The Army was always viewed as a hard job, and it was well known from the previous wars what hell the soldiers went through. Many people believed women could not, and should not handle such a burden. Women were given no say in whether they wanted to, the decision was already made. This conclusion about women was absurd. Women are just as fit as men to serve in combat situations.
For example, female Police Officers were employed with the RCMP as early as 1974, and faced similar dangers to those of Canadian Forces.

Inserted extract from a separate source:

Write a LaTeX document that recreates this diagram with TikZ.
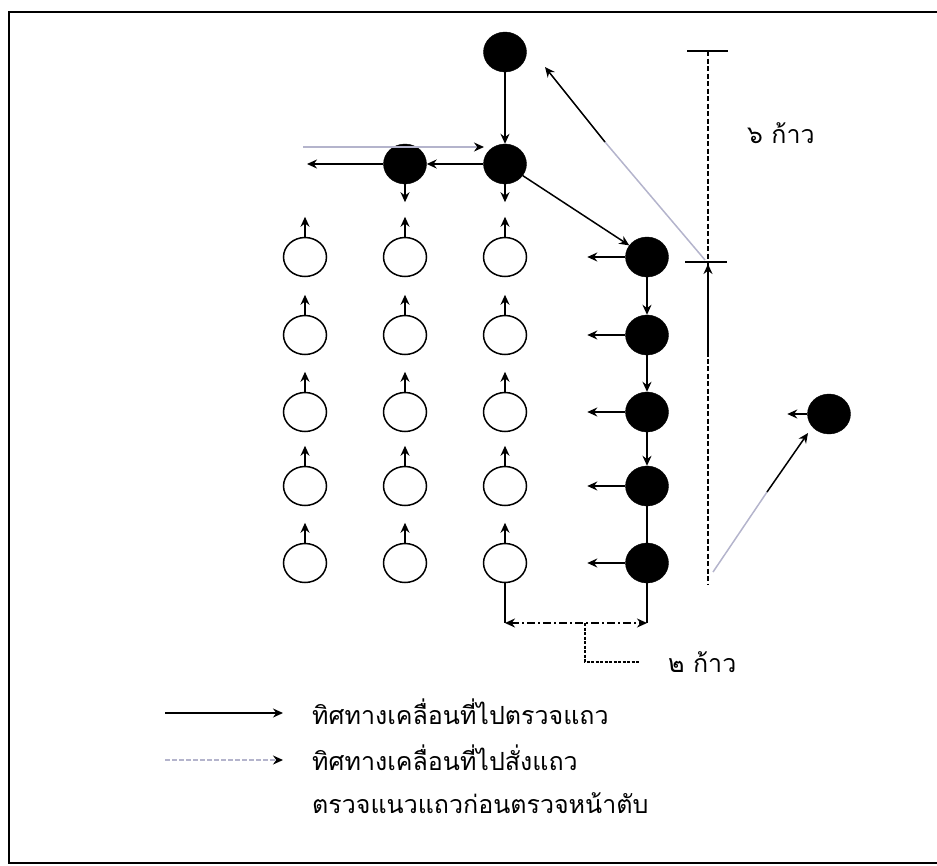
\documentclass[tikz,border=0pt]{standalone}
\usepackage{fontspec}
\newfontfamily\thaifont[Script=Thai]{Loma}
\usetikzlibrary{arrows.meta,shapes.geometric}
\definecolor{lgray}{HTML}{B4B4CC}
\tikzset{
  fb/.style={ellipse,fill=black,draw=black,minimum width=43pt,minimum height=40pt,inner sep=0pt},
  ob/.style={ellipse,draw=black,line width=1.5pt,minimum width=43pt,minimum height=39pt,inner sep=0pt},
  tip/.style={-{Stealth[length=10pt,width=9pt]}},
  arr/.style={line width=1.5pt,tip},
  garr/.style={line width=1.5pt,lgray,-{Stealth[length=10pt,width=9pt,color=black]}},
  ln/.style={line width=1.5pt},
  lbl/.style={font=\thaifont\fontsize{25pt}{28pt}\selectfont,inner sep=0pt,anchor=west}
}
\begin{document}
\begin{tikzpicture}[x=1pt,y=-1pt]
\useasboundingbox (0,0) rectangle (937,865);
% frame
\draw[line width=1.8pt] (937,12) -- (9,12) -- (9,863) -- (937,863);

% filled nodes
\node[fb] (T) at (505,52) {};
\node[fb] (M) at (505,164) {};
\node[fb] (L) at (405,164) {};
\node[fb] (R1) at (647,257) {};
\node[fb] (R2) at (647,335) {};
\node[fb] (R3) at (647,412) {};
\node[fb] (R4) at (647,486) {};
\node[fb] (R5) at (647,563) {};
\node[fb] (F) at (829,414) {};

% open nodes
\foreach \c/\x in {1/305,2/405,3/505}{
  \foreach \r/\y in {1/257,2/335,3/412,4/486,5/563}{
    \node[ob] (O\c\r) at (\x,\y) {};
    \draw[arr] (O\c\r.north) -- ++(0,-20);
  }
}

% top cluster
\draw[arr] (T) -- (M);
\draw[arr] (M) -- (L);
\coordinate (Lend) at (307,164);
\draw[arr] (L) -- (Lend);
\draw[arr] (L.south) -- ++(0,18);
\draw[arr] (M.south) -- ++(0,18);
\coordinate (Gs) at (303,147);
\coordinate (Ge) at (484,147);
\draw[garr] (Gs) -- (Ge);
\draw[arr] (M) -- (R1);

% right column
\draw[arr] (R1) -- (R2);
\draw[arr] (R2) -- (R3);
\draw[arr] (R3) -- (R4);
\draw[ln] (R4) -- (R5);
\foreach \i in {1,...,5}{
  \draw[arr] (R\i.west) -- ++(-38,0);
}
\draw[arr] (F.west) -- ++(-20,0);

% return line to top
\coordinate (Ra) at (705,260);
\coordinate (Rb) at (605,142);
\coordinate (Rc) at (545,67);
\draw[ln,lgray] (Ra) -- (Rb);
\draw[arr] (Rb) -- (Rc);

% line to far right node
\coordinate (Fa) at (713,572);
\coordinate (Fb) at (767,492);
\coordinate (Fc) at (808,433);
\draw[ln,lgray] (Fa) -- (Fb);
\draw[arr] (Fb) -- (Fc);

% dimension 6 steps
\coordinate (D1) at (708,51);
\coordinate (D2) at (708,585);
\draw[line width=1.5pt,dash pattern=on 5pt off 2.5pt] (D1) -- (D2);
\draw[line width=1.8pt] (687,51) -- (728,51);
\draw[line width=1.8pt] (685,262) -- (727,262);
\coordinate (Da) at (708,357);
\coordinate (Db) at (708,264);
\draw[arr] (Da) -- (Db);
\node[lbl] (six) at (747,133) {๖ ก้าว};

% dimension 2 steps
\coordinate (B1) at (505,623);
\coordinate (B2) at (647,623);
\draw[ln] (O35.south) -- (B1);
\draw[ln] (R5.south) -- (B2);
\draw[line width=1.5pt,dash pattern=on 8pt off 3pt on 2pt off 3pt,{Stealth[length=10pt,width=9pt]}-{Stealth[length=10pt,width=9pt]}] (B1) -- (B2);
\coordinate (B3) at (585,623);
\coordinate (B4) at (585,662);
\coordinate (B5) at (640,662);
\draw[line width=1.3pt,dash pattern=on 3pt off 1.5pt] (B3) -- (B4) -- (B5);
\node[lbl] (two) at (668,662) {๒ ก้าว};

% legend
\coordinate (K1) at (165,713);
\coordinate (K2) at (283,713);
\coordinate (K3) at (165,760);
\coordinate (K4) at (283,760);
\draw[arr] (K1) -- (K2);
\draw[garr,dash pattern=on 5pt off 2pt] (K3) -- (K4);
\node[lbl] (t1) at (312,712) {ทิศทางเคลื่อนที่ไปตรวจแถว};
\node[lbl] (t2) at (312,758) {ทิศทางเคลื่อนที่ไปสั่งแถว};
\node[lbl] (t3) at (312,803) {ตรวจแนวแถวก่อนตรวจหน้าตับ};
\end{tikzpicture}
\end{document}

Women were more than equal in ability with men to fight for their country, and lost out on the valiant sacrifice until 1989, when a Canadian Human Rights Tribunal decision directed the Canadian Forces to remove all restrictions barring women from employment in the CF except for that of submarine service.
The Tribunal allowed a phased implementation process, with the goal of completely integrating women by 1999. This act opened all doors for women, excluding only submarine service. Although they could now enter the combat arms, it was still a struggle to prove themselves, as they were seen as inferior, and often picked on or forced to do extra work. The ban on submarine service was because it was believed that a mixed group of men and women would run into problems in an enclosed, isolated space for a long time. Finally in 2001, women were granted complete acceptance into any trade within the military. Many institutions today are still sexist towards job allocation, pay and benefits, and there is still a struggle for equality among sexes. However, through a very slow process, and a struggle for women fighting to distinguish themselves in the early years of service, the military is one of the few organizations that has changed itself to meet the equal expectations of the 21st century. Now with almost 15% of military personnel female, other institutions can look upon the Canadian Forces, and see that women do their job well, and definitely deserve to be given equal chances with men.